Round the corner for the next one
Urgent

So, all that running that you see here is just movement as an expression of joy; movement as an end in itself rather than a means to it.; movement as an expression of the wonder of partaking in life.

Time for babies to enjoy leaves

Meanwhile, the children ran like that for nearly forty minutes: 8.37 until 9.15 is the range of times in the photos’ metadata. No wonder they do well in beep tests, cross country and orienteering. No wonder it’s not a big issue to climb a mountain with me.
Probably 17 photos is a large number for a blog post, but I had real trouble culling it down to that!! I hope you forgive me the indulgence.

Campbell 2015 Gussy’s first Abel

Mt Campbell: Gussy’s first Abel.

The steps are big when you’re three

This weekend was my birthday, and it was my birthday wish that we have a family weekend at Cradle Mountain, and that we see if Gussy could climb Mt Campbell. I also wanted to climb Mt Kate with at least one of my daughters (and, considering babysitting duties, it would probably only be one), and to see Guss’s delight at his first huge smorgasbord breakfast (he being a gourmet in midget disguise). I hoped to show him wonderful animals and beautiful forest, but these things were secondary to the other wishes.

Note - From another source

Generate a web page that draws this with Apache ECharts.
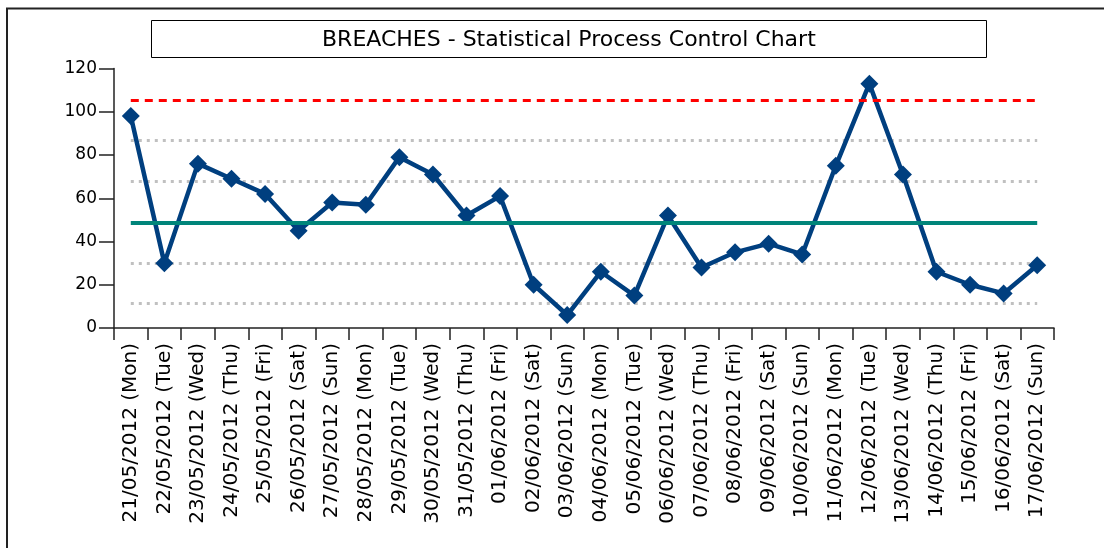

No wonder he was hungry by the saddle

Little Gussy has been to the summit of quite a few Tasmanian mountains, but he’d hitched a ride in a sling or papoose. I wanted him to actually climb his first peak, and I wanted that peak to be an Abel for sentimental reasons.

Trying his hand at a spot of off-track

His generally preferred style

In planning, I tired to view Mt Campbell through three-year-old eyes in order not to over-tax him. It didn’t seem too steep or too demanding or too long (as an athlete, I’d run from carpark to top in 20 minutes, so regard it as a pimple). I awaited the weekend to see if it would work.

Whilst Campbell seems to me just a nice mole hill, something you can run up in a jiffy, from the height and musculature of a three-year old, it is actually quite daunting. I saw Campbell through different eyes this day.
Guss needed a rest by the first saddle, which he took 32 minutes to reach. I think some walking club groups might take that long. He was doing well. His appetite in that protected bowl with a lake out each side was prodigious – he ate a salad roll, wallaby bites and shortbreads. The climb thus far had obviously worked up an appetite.

Tummies full again, off we set. He made it to the top in a shade under 60 minutes from the saddle, which included another much-needed, yet short, food break at a lookout rock maybe half way. At the end of the steep section, but before the summit, he plonked down on the ground, ready for more food treats. I thought he’d had enough. Yelena wanted to touch the summit, so I suggested she go there while we stayed with Guss. “No,” he said, “I just need food and then I can touch the summit.” I was surprised and thrilled – thrilled that it was his own initiative to actually complete the job to the end. He’d done the climb. In many people’s books he could be said to have climbed Mt Campbell already, considering he was about two vertical metres below the summit; he had the summit view, and had gained considerable height, but he knew the real top is where the cairn is, and wanted to be there.

Hoorah, the summit. Let’s just throw a rock.

The long trip down begins
In my calculations and imaginings about whether he could do this climb, I had never considered the way down, assuming the difficult part would be the exertion of the ascent. However, job done, summit achieved, little Gussy had had enough. He wanted a cuddle – continuous cuddle – and he wanted that cuddle to be with mummy. Have you ever tried descending a very steep slope with a wriggling 19.5 kg mass half obscuring the path ahead? I had thought Mt Campbell was a toddler-suitable mountain. I realised as we descended that it was not. It is only because my daughter is an exceptionally strong and capable sportswoman that she managed to descend that slope with a tired child wrapped around her. (She was also, at this stage, pregnant with number two).

A bit tricky here

He was unnerved by the angle of the drop and by the way the scree gave way under his feet. At several points we had to pass him down as in a pack haul. Once he was at the saddle again, however, he cheered up (more muesli bars and chocolate), and made it to the end with the promise of being allowed to throw stones in the lake to lure him ever onward. The final hundred metres was done almost at a trot. Any time since, when asked if he liked climbing his mountain, the answer has been an unequivocal “yes”.